His success convinced him he could qualify for Rio, despite only starting to play competitively two years ago.

“My challenge was a big success and one I can’t quite believe I completed if I’m honest,” said Stewart.

“I didn’t know how I would feel returning to the mountain and it was tough to go back there, but reaching the summit was such an incredible achievement and one I will never forget.”

Stewart, who receives funding from the Tennis Foundation, acknowledges that history shows most wheelchair tennis players take around six years before they make it to a Paralympic Games.

“Completing my challenge was a huge inspiration for me and has made me think, ‘why not?’, if I can do that then anything else seems do-able in comparison,” he said.

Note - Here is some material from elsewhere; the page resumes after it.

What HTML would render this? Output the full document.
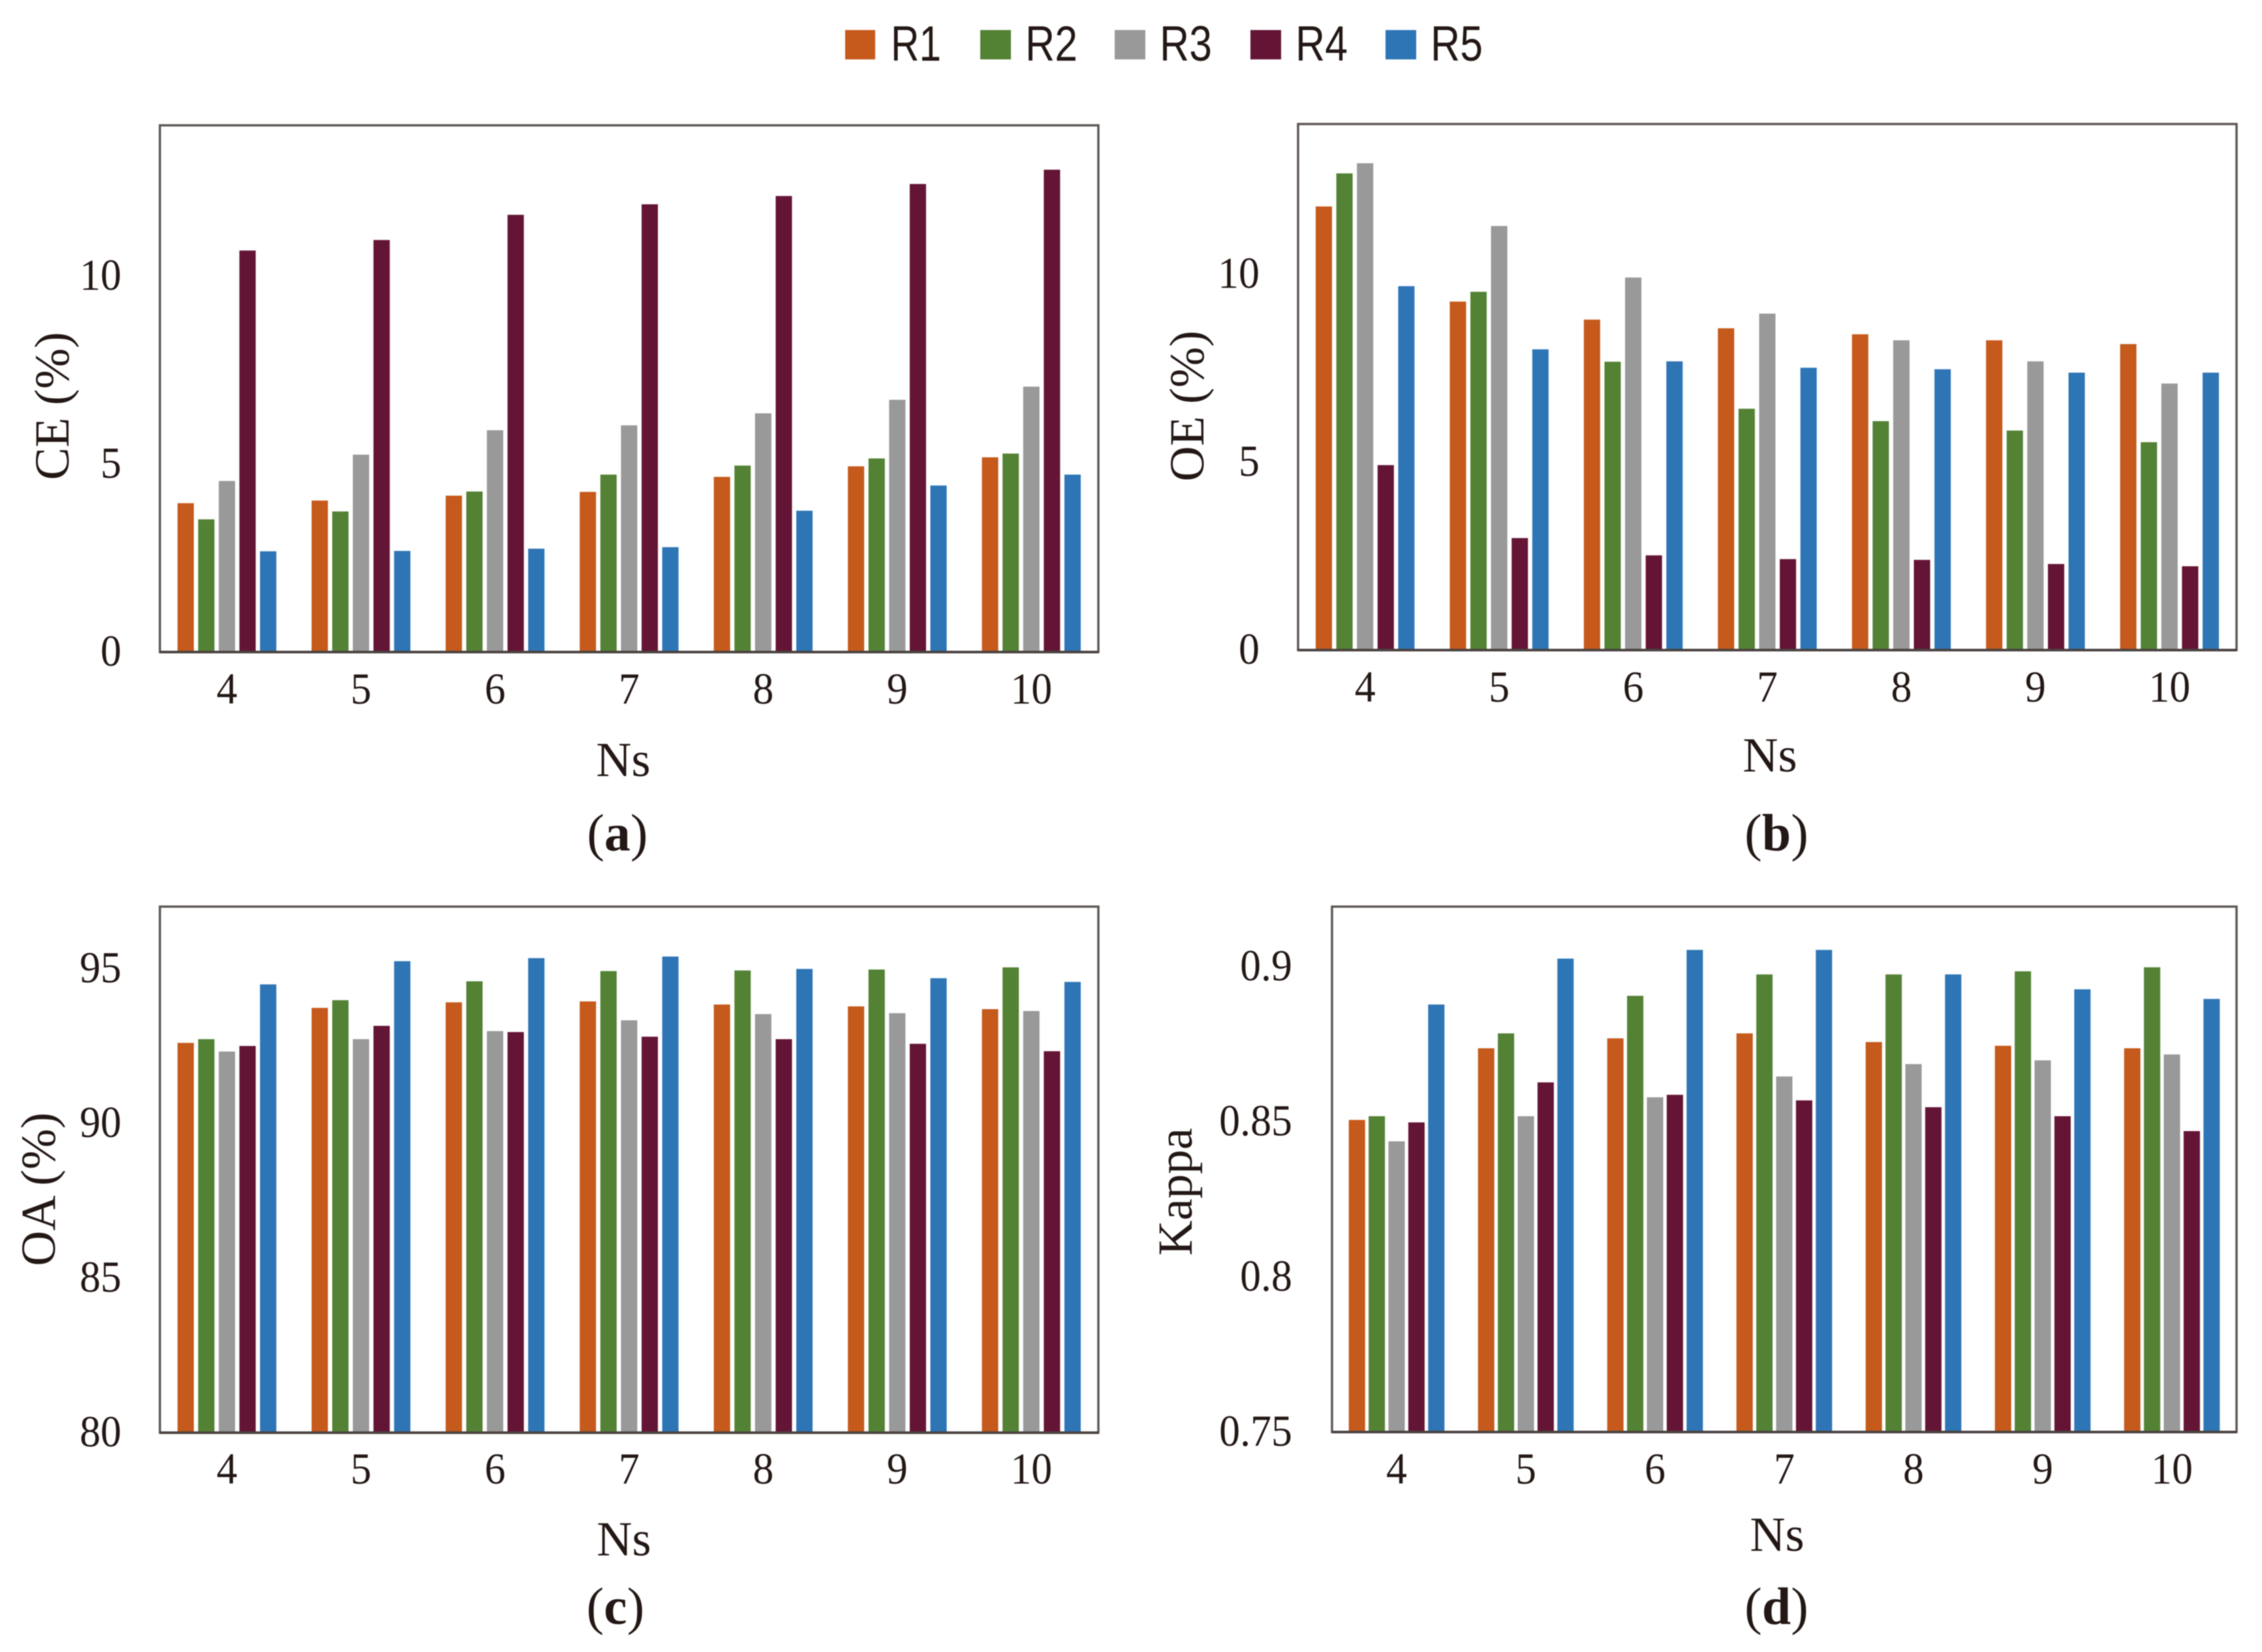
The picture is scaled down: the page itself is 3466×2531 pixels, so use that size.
<!DOCTYPE html>
<html lang="en">
<head>
<meta charset="utf-8">
<title>Bar charts of CE, OE, OA and Kappa by Ns</title>
<style>
html,body{margin:0;padding:0;background:#fff;}
svg{display:block;filter:blur(0.7px);}
text{font-family:"Liberation Serif",serif;fill:#231815;}
.leg{font-family:"Liberation Sans",sans-serif;font-size:76px;}
.title{font-size:75px;}
.cap{font-size:80px;text-anchor:middle;}
.cap .b{font-weight:bold;}
.tick{font-size:68px;}
</style>
</head>
<body>
<svg id="fig" xmlns="http://www.w3.org/2000/svg" width="3466" height="2531" viewBox="0 0 3466 2531">
  <rect x="0" y="0" width="3466" height="2531" fill="#ffffff"/>
  <g>
    <g><rect x="1295" y="46" width="46" height="45" fill="#C55A1C"/><text class="leg" x="1365" y="93" textLength="77" lengthAdjust="spacingAndGlyphs">R1</text></g>
    <g><rect x="1502" y="46" width="47" height="45" fill="#548235"/><text class="leg" x="1571" y="93" textLength="80" lengthAdjust="spacingAndGlyphs">R2</text></g>
    <g><rect x="1708" y="46" width="47" height="45" fill="#999999"/><text class="leg" x="1777" y="93" textLength="80" lengthAdjust="spacingAndGlyphs">R3</text></g>
    <g><rect x="1916" y="46" width="47" height="45" fill="#641535"/><text class="leg" x="1985" y="93" textLength="80" lengthAdjust="spacingAndGlyphs">R4</text></g>
    <g><rect x="2123" y="46" width="47" height="45" fill="#2E75B6"/><text class="leg" x="2192" y="93" textLength="80" lengthAdjust="spacingAndGlyphs">R5</text></g>
  </g>

  <g id="panel-a"></g>
  <g id="panel-b"></g>
  <g id="panel-c"></g>
  <g id="panel-d"></g>

  <text class="title" transform="translate(105,622) rotate(-90)" text-anchor="middle">CE (%)</text>
  <text class="title" transform="translate(1844,622) rotate(-90)" text-anchor="middle">OE (%)</text>
  <text class="title" transform="translate(84,1822) rotate(-90)" text-anchor="middle">OA (%)</text>
  <text class="title" transform="translate(1826,1826) rotate(-90)" text-anchor="middle">Kappa</text>

  <text class="title" x="955" y="1189" text-anchor="middle">Ns</text>
  <text class="title" x="2712" y="1182" text-anchor="middle">Ns</text>
  <text class="title" x="956" y="2383" text-anchor="middle">Ns</text>
  <text class="title" x="2723" y="2376" text-anchor="middle">Ns</text>

  <text class="cap" x="946" y="1303">(<tspan class="b">a</tspan>)</text>
  <text class="cap" x="2722" y="1303">(<tspan class="b">b</tspan>)</text>
  <text class="cap" x="943" y="2488">(<tspan class="b">c</tspan>)</text>
  <text class="cap" x="2722" y="2488">(<tspan class="b">d</tspan>)</text>
</svg>
<script>
const categories = ['4','5','6','7','8','9','10'];
const seriesNames = ['R1','R2','R3','R4','R5'];
const seriesColors = ['#C55A1C','#548235','#999999','#641535','#2E75B6'];

const ceR1 = [3.96,4.03,4.16,4.26,4.66,4.94,5.18];
const ceR2 = [3.53,3.74,4.27,4.72,4.96,5.15,5.28];
const ceR3 = [4.55,5.25,5.90,6.03,6.35,6.71,7.06];
const ceR4 = [10.68,10.96,11.63,11.91,12.13,12.45,12.83];
const ceR5 = [2.68,2.69,2.75,2.79,3.76,4.43,4.72];
const ceTicks = [0,5,10];

const oeR1 = [11.80,9.27,8.79,8.56,8.40,8.24,8.14];
const oeR2 = [12.68,9.53,7.67,6.42,6.09,5.84,5.53];
const oeR3 = [12.95,11.28,9.91,8.95,8.24,7.68,7.09];
const oeR4 = [4.92,2.98,2.52,2.42,2.40,2.29,2.23];
const oeR5 = [9.68,8.00,7.68,7.51,7.47,7.38,7.38];
const oeTicks = [0,5,10];

const oaR1 = [92.60,93.73,93.91,93.94,93.84,93.78,93.69];
const oaR2 = [92.72,93.98,94.59,94.92,94.94,94.97,95.04];
const oaR3 = [92.32,92.72,92.98,93.33,93.53,93.56,93.63];
const oaR4 = [92.50,93.15,92.95,92.80,92.72,92.57,92.33];
const oaR5 = [94.49,95.24,95.34,95.39,94.99,94.69,94.57];
const oaTicks = [80,85,90,95];

const kappaR1 = [0.8506,0.8737,0.8769,0.8785,0.8757,0.8745,0.8737];
const kappaR2 = [0.8518,0.8785,0.8906,0.8975,0.8975,0.8985,0.8998];
const kappaR3 = [0.8437,0.8518,0.8579,0.8646,0.8686,0.8698,0.8717];
const kappaR4 = [0.8498,0.8627,0.8587,0.8569,0.8547,0.8518,0.8470];
const kappaR5 = [0.8878,0.9026,0.9054,0.9054,0.8975,0.8927,0.8896];
const kappaTicks = ['0.75','0.8','0.85','0.9'];

const SVGNS = 'http://www.w3.org/2000/svg';
const TICK_SQUEEZE = 0.94;

function make(tag, parent, attrs) {
  const el = document.createElementNS(SVGNS, tag);
  for (const k in attrs) el.setAttribute(k, attrs[k]);
  parent.appendChild(el);
  return el;
}

function drawPanel(id, key, series, ticks, box) {
  const root = document.getElementById(id);
  const domainMin = Number(ticks[0]);
  const domainMax = Number(ticks[ticks.length - 1]);
  const yScale = v => box.bottom - (v - domainMin) * box.tickSpan / (domainMax - domainMin);
  const band = (box.right - box.left) / categories.length;
  const xCenter = i => box.left + band * (i + 0.5);

  series.forEach((values, s) => {
    values.forEach((v, c) => {
      const bar = make('rect', root, {
        x: xCenter(c) + (s - 2) * box.step - box.barW / 2,
        y: yScale(v),
        width: box.barW,
        height: box.bottom - yScale(v),
        fill: seriesColors[s]
      });
      
      
    });
  });

  const frame = make('rect', root, {
    x: box.left, y: box.top, width: box.right - box.left, height: box.bottom - box.top,
    fill: 'none', stroke: '#5e5855', 'stroke-width': 3.5
  });
  
  

  const base = make('line', root, {
    x1: box.left, x2: box.right, y1: box.bottom, y2: box.bottom,
    stroke: '#4a4340', 'stroke-width': 4
  });
  
  

  ticks.forEach(t => {
    const label = make('text', root, {
      transform: 'translate(' + box.tickRight + ',' + (yScale(Number(t)) + 21) + ') scale(' + TICK_SQUEEZE + ',1)',
      'text-anchor': 'end', class: 'tick'
    });
    label.textContent = String(t);
    
    
  });

  categories.forEach((cat, i) => {
    const label = make('text', root, {
      transform: 'translate(' + xCenter(i) + ',' + box.xLabelY + ') scale(' + TICK_SQUEEZE + ',1)',
      'text-anchor': 'middle', class: 'tick'
    });
    label.textContent = cat;
    
    
  });
}

drawPanel('panel-a', 'ce', [ceR1,ceR2,ceR3,ceR4,ceR5], ceTicks,
  {left:245, right:1683, top:192, bottom:999, tickSpan:576, barW:25, step:31.6, tickRight:186, xLabelY:1078});
drawPanel('panel-b', 'oe', [oeR1,oeR2,oeR3,oeR4,oeR5], oeTicks,
  {left:1989, right:3427, top:190, bottom:996, tickSpan:576, barW:25, step:31.6, tickRight:1930, xLabelY:1075});
drawPanel('panel-c', 'oa', [oaR1,oaR2,oaR3,oaR4,oaR5], oaTicks,
  {left:245, right:1683, top:1389, bottom:2195, tickSpan:711, barW:25, step:31.6, tickRight:186, xLabelY:2273});
drawPanel('panel-d', 'kappa', [kappaR1,kappaR2,kappaR3,kappaR4,kappaR5], kappaTicks,
  {left:2041, right:3427, top:1389, bottom:2194, tickSpan:713, barW:25, step:30.4, tickRight:1980, xLabelY:2273});
</script>
</body>
</html>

“Wheelchair tennis is so competitive – to be in the Paralympics you have to be in the top four guys in the country so it’s an incredibly hard task, especially when I’m coming into the sport so much later than some of my competitors.”

At July’s British Open Wheelchair Tennis Championships Stewart demonstrated his enormous potential, making it past the first round before putting up a spirited performance as he went down to world no.1 Maikel Scheffers.

At the competition he was presented with the Best Newcomer award for 2012, and now admits he has designs on breaking into the sport’s top ten.

“To win that award was really nice for me; it showed me that I had come a long way but that I’m capable of improving quickly,” he said.

“I want to be heading towards the top end of those rankings as that’s where I need to be if I want to go to Rio, and battling so well with Scheffers showed me that I have the potential.”